DATA
##############################

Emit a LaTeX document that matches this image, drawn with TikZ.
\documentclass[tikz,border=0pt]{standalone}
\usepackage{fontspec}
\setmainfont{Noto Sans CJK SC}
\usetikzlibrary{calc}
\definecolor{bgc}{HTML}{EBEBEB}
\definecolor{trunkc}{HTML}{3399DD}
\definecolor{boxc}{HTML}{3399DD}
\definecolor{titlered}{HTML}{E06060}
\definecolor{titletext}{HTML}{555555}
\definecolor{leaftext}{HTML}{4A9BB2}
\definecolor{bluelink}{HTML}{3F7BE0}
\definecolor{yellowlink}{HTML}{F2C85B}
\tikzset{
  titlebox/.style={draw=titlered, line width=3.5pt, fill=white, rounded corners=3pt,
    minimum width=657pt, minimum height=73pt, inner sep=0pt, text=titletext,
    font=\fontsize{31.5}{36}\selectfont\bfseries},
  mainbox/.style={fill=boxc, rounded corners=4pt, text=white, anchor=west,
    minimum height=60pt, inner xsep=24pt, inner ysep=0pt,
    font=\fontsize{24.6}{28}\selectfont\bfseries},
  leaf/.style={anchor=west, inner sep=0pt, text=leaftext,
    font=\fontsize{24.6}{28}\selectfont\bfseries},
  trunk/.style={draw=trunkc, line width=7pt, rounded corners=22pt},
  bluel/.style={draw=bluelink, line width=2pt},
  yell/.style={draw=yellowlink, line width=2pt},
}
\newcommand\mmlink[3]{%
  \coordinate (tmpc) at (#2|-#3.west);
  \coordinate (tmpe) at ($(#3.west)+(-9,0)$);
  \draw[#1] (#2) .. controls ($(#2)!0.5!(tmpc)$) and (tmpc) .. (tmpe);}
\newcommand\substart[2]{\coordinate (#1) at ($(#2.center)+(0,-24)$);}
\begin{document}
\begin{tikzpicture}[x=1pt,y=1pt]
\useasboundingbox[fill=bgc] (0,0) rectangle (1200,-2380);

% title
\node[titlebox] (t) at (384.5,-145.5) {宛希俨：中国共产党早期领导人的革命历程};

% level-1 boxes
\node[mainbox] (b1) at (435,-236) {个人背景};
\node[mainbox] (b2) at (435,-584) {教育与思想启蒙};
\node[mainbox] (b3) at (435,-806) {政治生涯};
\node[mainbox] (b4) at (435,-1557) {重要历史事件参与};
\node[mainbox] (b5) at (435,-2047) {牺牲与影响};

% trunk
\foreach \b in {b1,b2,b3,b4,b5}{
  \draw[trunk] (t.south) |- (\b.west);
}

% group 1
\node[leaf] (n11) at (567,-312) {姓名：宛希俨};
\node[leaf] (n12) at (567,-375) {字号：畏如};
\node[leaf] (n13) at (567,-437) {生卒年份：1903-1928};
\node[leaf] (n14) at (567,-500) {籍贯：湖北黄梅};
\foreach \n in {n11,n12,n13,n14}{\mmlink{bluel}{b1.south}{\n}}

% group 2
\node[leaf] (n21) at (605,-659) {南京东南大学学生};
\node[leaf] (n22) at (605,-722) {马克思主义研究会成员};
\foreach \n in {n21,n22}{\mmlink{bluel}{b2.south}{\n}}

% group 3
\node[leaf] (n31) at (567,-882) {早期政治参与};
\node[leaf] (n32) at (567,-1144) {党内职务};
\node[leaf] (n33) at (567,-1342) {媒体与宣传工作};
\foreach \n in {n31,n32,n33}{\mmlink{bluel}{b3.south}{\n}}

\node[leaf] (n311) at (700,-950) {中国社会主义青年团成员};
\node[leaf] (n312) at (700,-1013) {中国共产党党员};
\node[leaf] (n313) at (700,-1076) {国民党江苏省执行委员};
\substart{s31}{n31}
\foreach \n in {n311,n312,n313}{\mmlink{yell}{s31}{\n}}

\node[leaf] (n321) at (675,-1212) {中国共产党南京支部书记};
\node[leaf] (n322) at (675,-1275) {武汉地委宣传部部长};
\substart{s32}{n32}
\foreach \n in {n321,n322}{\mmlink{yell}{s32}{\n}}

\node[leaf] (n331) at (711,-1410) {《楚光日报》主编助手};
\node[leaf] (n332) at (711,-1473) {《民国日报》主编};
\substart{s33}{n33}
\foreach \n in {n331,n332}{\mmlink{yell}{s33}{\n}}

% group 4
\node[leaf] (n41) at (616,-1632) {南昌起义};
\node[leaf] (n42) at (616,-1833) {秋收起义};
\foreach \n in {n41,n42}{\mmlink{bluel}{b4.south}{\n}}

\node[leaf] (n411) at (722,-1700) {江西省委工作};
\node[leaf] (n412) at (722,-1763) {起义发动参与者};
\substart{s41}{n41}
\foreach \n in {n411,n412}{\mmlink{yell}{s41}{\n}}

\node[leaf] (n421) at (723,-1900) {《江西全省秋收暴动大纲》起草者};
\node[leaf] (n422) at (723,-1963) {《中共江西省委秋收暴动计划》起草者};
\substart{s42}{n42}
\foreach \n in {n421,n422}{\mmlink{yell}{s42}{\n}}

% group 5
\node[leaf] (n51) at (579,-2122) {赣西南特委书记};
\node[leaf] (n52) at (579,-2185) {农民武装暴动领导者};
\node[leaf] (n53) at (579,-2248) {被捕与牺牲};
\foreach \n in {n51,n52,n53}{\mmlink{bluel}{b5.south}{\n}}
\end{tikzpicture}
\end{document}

##############################

AIM
Write each line above out exactly.

THE RESPONSE
Emit a LaTeX document that matches this image, drawn with TikZ.
\documentclass[tikz,border=0pt]{standalone}
\usepackage{fontspec}
\setmainfont{Noto Sans CJK SC}
\usetikzlibrary{calc}
\definecolor{bgc}{HTML}{EBEBEB}
\definecolor{trunkc}{HTML}{3399DD}
\definecolor{boxc}{HTML}{3399DD}
\definecolor{titlered}{HTML}{E06060}
\definecolor{titletext}{HTML}{555555}
\definecolor{leaftext}{HTML}{4A9BB2}
\definecolor{bluelink}{HTML}{3F7BE0}
\definecolor{yellowlink}{HTML}{F2C85B}
\tikzset{
  titlebox/.style={draw=titlered, line width=3.5pt, fill=white, rounded corners=3pt,
    minimum width=657pt, minimum height=73pt, inner sep=0pt, text=titletext,
    font=\fontsize{31.5}{36}\selectfont\bfseries},
  mainbox/.style={fill=boxc, rounded corners=4pt, text=white, anchor=west,
    minimum height=60pt, inner xsep=24pt, inner ysep=0pt,
    font=\fontsize{24.6}{28}\selectfont\bfseries},
  leaf/.style={anchor=west, inner sep=0pt, text=leaftext,
    font=\fontsize{24.6}{28}\selectfont\bfseries},
  trunk/.style={draw=trunkc, line width=7pt, rounded corners=22pt},
  bluel/.style={draw=bluelink, line width=2pt},
  yell/.style={draw=yellowlink, line width=2pt},
}
\newcommand\mmlink[3]{%
  \coordinate (tmpc) at (#2|-#3.west);
  \coordinate (tmpe) at ($(#3.west)+(-9,0)$);
  \draw[#1] (#2) .. controls ($(#2)!0.5!(tmpc)$) and (tmpc) .. (tmpe);}
\newcommand\substart[2]{\coordinate (#1) at ($(#2.center)+(0,-24)$);}
\begin{document}
\begin{tikzpicture}[x=1pt,y=1pt]
\useasboundingbox[fill=bgc] (0,0) rectangle (1200,-2380);

% title
\node[titlebox] (t) at (384.5,-145.5) {宛希俨：中国共产党早期领导人的革命历程};

% level-1 boxes
\node[mainbox] (b1) at (435,-236) {个人背景};
\node[mainbox] (b2) at (435,-584) {教育与思想启蒙};
\node[mainbox] (b3) at (435,-806) {政治生涯};
\node[mainbox] (b4) at (435,-1557) {重要历史事件参与};
\node[mainbox] (b5) at (435,-2047) {牺牲与影响};

% trunk
\foreach \b in {b1,b2,b3,b4,b5}{
  \draw[trunk] (t.south) |- (\b.west);
}

% group 1
\node[leaf] (n11) at (567,-312) {姓名：宛希俨};
\node[leaf] (n12) at (567,-375) {字号：畏如};
\node[leaf] (n13) at (567,-437) {生卒年份：1903-1928};
\node[leaf] (n14) at (567,-500) {籍贯：湖北黄梅};
\foreach \n in {n11,n12,n13,n14}{\mmlink{bluel}{b1.south}{\n}}

% group 2
\node[leaf] (n21) at (605,-659) {南京东南大学学生};
\node[leaf] (n22) at (605,-722) {马克思主义研究会成员};
\foreach \n in {n21,n22}{\mmlink{bluel}{b2.south}{\n}}

% group 3
\node[leaf] (n31) at (567,-882) {早期政治参与};
\node[leaf] (n32) at (567,-1144) {党内职务};
\node[leaf] (n33) at (567,-1342) {媒体与宣传工作};
\foreach \n in {n31,n32,n33}{\mmlink{bluel}{b3.south}{\n}}

\node[leaf] (n311) at (700,-950) {中国社会主义青年团成员};
\node[leaf] (n312) at (700,-1013) {中国共产党党员};
\node[leaf] (n313) at (700,-1076) {国民党江苏省执行委员};
\substart{s31}{n31}
\foreach \n in {n311,n312,n313}{\mmlink{yell}{s31}{\n}}

\node[leaf] (n321) at (675,-1212) {中国共产党南京支部书记};
\node[leaf] (n322) at (675,-1275) {武汉地委宣传部部长};
\substart{s32}{n32}
\foreach \n in {n321,n322}{\mmlink{yell}{s32}{\n}}

\node[leaf] (n331) at (711,-1410) {《楚光日报》主编助手};
\node[leaf] (n332) at (711,-1473) {《民国日报》主编};
\substart{s33}{n33}
\foreach \n in {n331,n332}{\mmlink{yell}{s33}{\n}}

% group 4
\node[leaf] (n41) at (616,-1632) {南昌起义};
\node[leaf] (n42) at (616,-1833) {秋收起义};
\foreach \n in {n41,n42}{\mmlink{bluel}{b4.south}{\n}}

\node[leaf] (n411) at (722,-1700) {江西省委工作};
\node[leaf] (n412) at (722,-1763) {起义发动参与者};
\substart{s41}{n41}
\foreach \n in {n411,n412}{\mmlink{yell}{s41}{\n}}

\node[leaf] (n421) at (723,-1900) {《江西全省秋收暴动大纲》起草者};
\node[leaf] (n422) at (723,-1963) {《中共江西省委秋收暴动计划》起草者};
\substart{s42}{n42}
\foreach \n in {n421,n422}{\mmlink{yell}{s42}{\n}}

% group 5
\node[leaf] (n51) at (579,-2122) {赣西南特委书记};
\node[leaf] (n52) at (579,-2185) {农民武装暴动领导者};
\node[leaf] (n53) at (579,-2248) {被捕与牺牲};
\foreach \n in {n51,n52,n53}{\mmlink{bluel}{b5.south}{\n}}
\end{tikzpicture}
\end{document}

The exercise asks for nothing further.